Exercise prompt
Please retype the data in full and exactly; the pictures are not part of the copy.

Supplied information
————

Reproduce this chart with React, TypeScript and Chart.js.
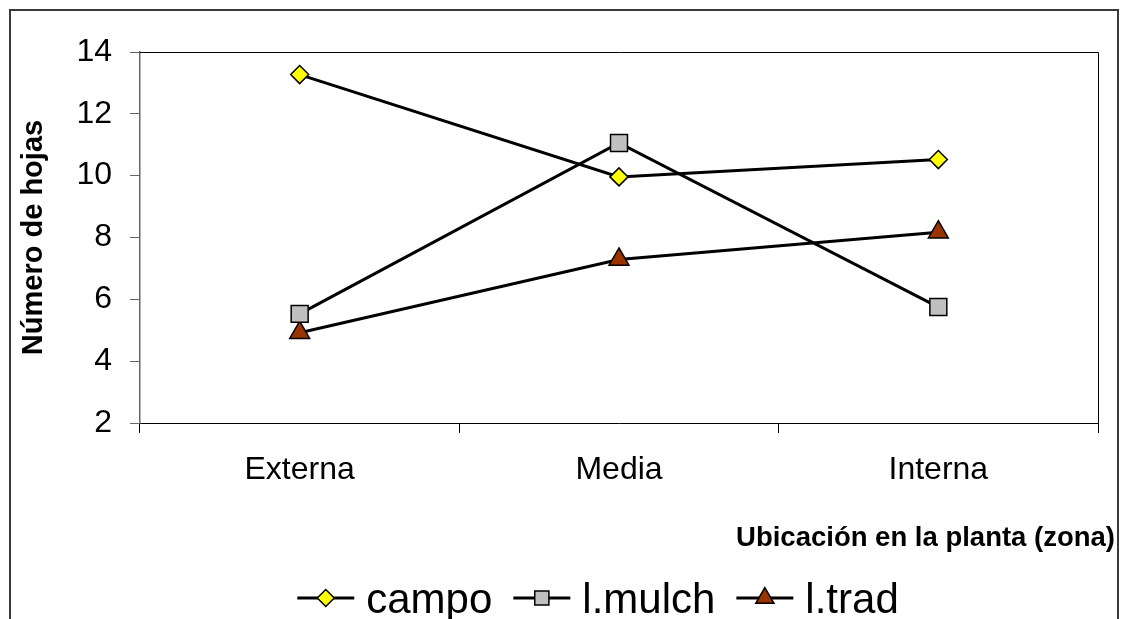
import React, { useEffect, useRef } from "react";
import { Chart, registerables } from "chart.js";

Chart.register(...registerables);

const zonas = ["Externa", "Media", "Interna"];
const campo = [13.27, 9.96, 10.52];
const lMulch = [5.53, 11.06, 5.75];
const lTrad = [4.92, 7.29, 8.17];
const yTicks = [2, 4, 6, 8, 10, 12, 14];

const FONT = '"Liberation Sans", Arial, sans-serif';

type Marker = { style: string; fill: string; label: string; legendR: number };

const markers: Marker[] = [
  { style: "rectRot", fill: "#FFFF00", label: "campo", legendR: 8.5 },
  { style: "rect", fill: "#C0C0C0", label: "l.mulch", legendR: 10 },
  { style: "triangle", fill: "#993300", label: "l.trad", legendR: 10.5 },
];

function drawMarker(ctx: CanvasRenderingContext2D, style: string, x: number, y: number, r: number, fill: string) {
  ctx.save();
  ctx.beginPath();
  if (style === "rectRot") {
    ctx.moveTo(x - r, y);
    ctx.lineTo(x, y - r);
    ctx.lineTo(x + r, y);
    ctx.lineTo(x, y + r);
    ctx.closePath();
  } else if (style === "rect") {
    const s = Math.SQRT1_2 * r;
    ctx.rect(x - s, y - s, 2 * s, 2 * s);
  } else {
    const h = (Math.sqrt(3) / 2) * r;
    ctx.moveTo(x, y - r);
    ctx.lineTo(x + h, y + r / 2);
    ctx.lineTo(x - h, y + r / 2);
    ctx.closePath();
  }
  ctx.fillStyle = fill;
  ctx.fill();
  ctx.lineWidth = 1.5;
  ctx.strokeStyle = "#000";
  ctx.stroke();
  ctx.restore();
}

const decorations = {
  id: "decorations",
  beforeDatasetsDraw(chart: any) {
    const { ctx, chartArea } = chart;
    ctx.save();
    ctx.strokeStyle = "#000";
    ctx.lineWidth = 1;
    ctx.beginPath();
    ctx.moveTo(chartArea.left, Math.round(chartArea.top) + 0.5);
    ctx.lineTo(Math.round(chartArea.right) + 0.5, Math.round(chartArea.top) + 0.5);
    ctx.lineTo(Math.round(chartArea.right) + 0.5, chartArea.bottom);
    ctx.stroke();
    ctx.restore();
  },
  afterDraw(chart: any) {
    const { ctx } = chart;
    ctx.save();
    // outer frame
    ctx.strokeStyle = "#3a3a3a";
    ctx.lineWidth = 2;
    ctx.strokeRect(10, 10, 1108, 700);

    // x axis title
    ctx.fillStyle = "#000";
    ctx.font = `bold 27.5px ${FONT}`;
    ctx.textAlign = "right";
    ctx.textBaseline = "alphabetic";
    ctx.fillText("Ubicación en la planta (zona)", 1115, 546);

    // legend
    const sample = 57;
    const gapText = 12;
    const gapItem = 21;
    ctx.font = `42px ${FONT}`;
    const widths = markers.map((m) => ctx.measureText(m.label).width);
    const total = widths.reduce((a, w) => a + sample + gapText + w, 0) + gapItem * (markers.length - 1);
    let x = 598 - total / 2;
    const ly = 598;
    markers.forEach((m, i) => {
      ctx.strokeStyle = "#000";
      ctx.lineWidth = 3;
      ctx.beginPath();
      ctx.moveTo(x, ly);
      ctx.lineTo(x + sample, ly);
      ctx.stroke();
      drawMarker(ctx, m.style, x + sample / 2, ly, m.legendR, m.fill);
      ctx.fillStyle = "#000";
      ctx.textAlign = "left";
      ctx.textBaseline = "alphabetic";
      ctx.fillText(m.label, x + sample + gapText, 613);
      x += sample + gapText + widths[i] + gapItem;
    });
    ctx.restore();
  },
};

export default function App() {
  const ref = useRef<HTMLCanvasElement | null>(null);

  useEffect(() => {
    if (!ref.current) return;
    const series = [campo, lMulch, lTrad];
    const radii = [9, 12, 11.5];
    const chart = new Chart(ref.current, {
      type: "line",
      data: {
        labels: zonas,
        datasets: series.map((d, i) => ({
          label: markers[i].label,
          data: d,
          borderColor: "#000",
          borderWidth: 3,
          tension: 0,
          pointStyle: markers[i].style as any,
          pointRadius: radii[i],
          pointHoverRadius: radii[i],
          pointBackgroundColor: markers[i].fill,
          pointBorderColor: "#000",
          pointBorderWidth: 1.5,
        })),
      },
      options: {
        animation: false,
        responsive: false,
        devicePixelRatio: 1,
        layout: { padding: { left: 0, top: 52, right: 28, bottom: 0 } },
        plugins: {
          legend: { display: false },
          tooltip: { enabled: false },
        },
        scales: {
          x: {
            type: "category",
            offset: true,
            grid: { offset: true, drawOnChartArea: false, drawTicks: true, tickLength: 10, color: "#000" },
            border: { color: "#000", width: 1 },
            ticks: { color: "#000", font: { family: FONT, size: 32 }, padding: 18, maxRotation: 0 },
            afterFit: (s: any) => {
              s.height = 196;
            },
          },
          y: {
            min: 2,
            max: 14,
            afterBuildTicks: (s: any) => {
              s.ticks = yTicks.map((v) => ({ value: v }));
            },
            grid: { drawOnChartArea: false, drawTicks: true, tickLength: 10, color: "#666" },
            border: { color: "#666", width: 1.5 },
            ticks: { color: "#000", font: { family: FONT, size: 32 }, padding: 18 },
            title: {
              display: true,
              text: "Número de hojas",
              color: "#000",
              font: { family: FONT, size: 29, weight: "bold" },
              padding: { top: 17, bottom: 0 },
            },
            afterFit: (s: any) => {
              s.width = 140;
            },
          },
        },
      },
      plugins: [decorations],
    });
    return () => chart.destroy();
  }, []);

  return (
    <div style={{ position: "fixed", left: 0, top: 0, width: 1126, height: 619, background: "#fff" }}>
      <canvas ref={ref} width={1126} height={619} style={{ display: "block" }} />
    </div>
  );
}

————

Reply
Reproduce this chart with React, TypeScript and Chart.js.
import React, { useEffect, useRef } from "react";
import { Chart, registerables } from "chart.js";

Chart.register(...registerables);

const zonas = ["Externa", "Media", "Interna"];
const campo = [13.27, 9.96, 10.52];
const lMulch = [5.53, 11.06, 5.75];
const lTrad = [4.92, 7.29, 8.17];
const yTicks = [2, 4, 6, 8, 10, 12, 14];

const FONT = '"Liberation Sans", Arial, sans-serif';

type Marker = { style: string; fill: string; label: string; legendR: number };

const markers: Marker[] = [
  { style: "rectRot", fill: "#FFFF00", label: "campo", legendR: 8.5 },
  { style: "rect", fill: "#C0C0C0", label: "l.mulch", legendR: 10 },
  { style: "triangle", fill: "#993300", label: "l.trad", legendR: 10.5 },
];

function drawMarker(ctx: CanvasRenderingContext2D, style: string, x: number, y: number, r: number, fill: string) {
  ctx.save();
  ctx.beginPath();
  if (style === "rectRot") {
    ctx.moveTo(x - r, y);
    ctx.lineTo(x, y - r);
    ctx.lineTo(x + r, y);
    ctx.lineTo(x, y + r);
    ctx.closePath();
  } else if (style === "rect") {
    const s = Math.SQRT1_2 * r;
    ctx.rect(x - s, y - s, 2 * s, 2 * s);
  } else {
    const h = (Math.sqrt(3) / 2) * r;
    ctx.moveTo(x, y - r);
    ctx.lineTo(x + h, y + r / 2);
    ctx.lineTo(x - h, y + r / 2);
    ctx.closePath();
  }
  ctx.fillStyle = fill;
  ctx.fill();
  ctx.lineWidth = 1.5;
  ctx.strokeStyle = "#000";
  ctx.stroke();
  ctx.restore();
}

const decorations = {
  id: "decorations",
  beforeDatasetsDraw(chart: any) {
    const { ctx, chartArea } = chart;
    ctx.save();
    ctx.strokeStyle = "#000";
    ctx.lineWidth = 1;
    ctx.beginPath();
    ctx.moveTo(chartArea.left, Math.round(chartArea.top) + 0.5);
    ctx.lineTo(Math.round(chartArea.right) + 0.5, Math.round(chartArea.top) + 0.5);
    ctx.lineTo(Math.round(chartArea.right) + 0.5, chartArea.bottom);
    ctx.stroke();
    ctx.restore();
  },
  afterDraw(chart: any) {
    const { ctx } = chart;
    ctx.save();
    // outer frame
    ctx.strokeStyle = "#3a3a3a";
    ctx.lineWidth = 2;
    ctx.strokeRect(10, 10, 1108, 700);

    // x axis title
    ctx.fillStyle = "#000";
    ctx.font = `bold 27.5px ${FONT}`;
    ctx.textAlign = "right";
    ctx.textBaseline = "alphabetic";
    ctx.fillText("Ubicación en la planta (zona)", 1115, 546);

    // legend
    const sample = 57;
    const gapText = 12;
    const gapItem = 21;
    ctx.font = `42px ${FONT}`;
    const widths = markers.map((m) => ctx.measureText(m.label).width);
    const total = widths.reduce((a, w) => a + sample + gapText + w, 0) + gapItem * (markers.length - 1);
    let x = 598 - total / 2;
    const ly = 598;
    markers.forEach((m, i) => {
      ctx.strokeStyle = "#000";
      ctx.lineWidth = 3;
      ctx.beginPath();
      ctx.moveTo(x, ly);
      ctx.lineTo(x + sample, ly);
      ctx.stroke();
      drawMarker(ctx, m.style, x + sample / 2, ly, m.legendR, m.fill);
      ctx.fillStyle = "#000";
      ctx.textAlign = "left";
      ctx.textBaseline = "alphabetic";
      ctx.fillText(m.label, x + sample + gapText, 613);
      x += sample + gapText + widths[i] + gapItem;
    });
    ctx.restore();
  },
};

export default function App() {
  const ref = useRef<HTMLCanvasElement | null>(null);

  useEffect(() => {
    if (!ref.current) return;
    const series = [campo, lMulch, lTrad];
    const radii = [9, 12, 11.5];
    const chart = new Chart(ref.current, {
      type: "line",
      data: {
        labels: zonas,
        datasets: series.map((d, i) => ({
          label: markers[i].label,
          data: d,
          borderColor: "#000",
          borderWidth: 3,
          tension: 0,
          pointStyle: markers[i].style as any,
          pointRadius: radii[i],
          pointHoverRadius: radii[i],
          pointBackgroundColor: markers[i].fill,
          pointBorderColor: "#000",
          pointBorderWidth: 1.5,
        })),
      },
      options: {
        animation: false,
        responsive: false,
        devicePixelRatio: 1,
        layout: { padding: { left: 0, top: 52, right: 28, bottom: 0 } },
        plugins: {
          legend: { display: false },
          tooltip: { enabled: false },
        },
        scales: {
          x: {
            type: "category",
            offset: true,
            grid: { offset: true, drawOnChartArea: false, drawTicks: true, tickLength: 10, color: "#000" },
            border: { color: "#000", width: 1 },
            ticks: { color: "#000", font: { family: FONT, size: 32 }, padding: 18, maxRotation: 0 },
            afterFit: (s: any) => {
              s.height = 196;
            },
          },
          y: {
            min: 2,
            max: 14,
            afterBuildTicks: (s: any) => {
              s.ticks = yTicks.map((v) => ({ value: v }));
            },
            grid: { drawOnChartArea: false, drawTicks: true, tickLength: 10, color: "#666" },
            border: { color: "#666", width: 1.5 },
            ticks: { color: "#000", font: { family: FONT, size: 32 }, padding: 18 },
            title: {
              display: true,
              text: "Número de hojas",
              color: "#000",
              font: { family: FONT, size: 29, weight: "bold" },
              padding: { top: 17, bottom: 0 },
            },
            afterFit: (s: any) => {
              s.width = 140;
            },
          },
        },
      },
      plugins: [decorations],
    });
    return () => chart.destroy();
  }, []);

  return (
    <div style={{ position: "fixed", left: 0, top: 0, width: 1126, height: 619, background: "#fff" }}>
      <canvas ref={ref} width={1126} height={619} style={{ display: "block" }} />
    </div>
  );
}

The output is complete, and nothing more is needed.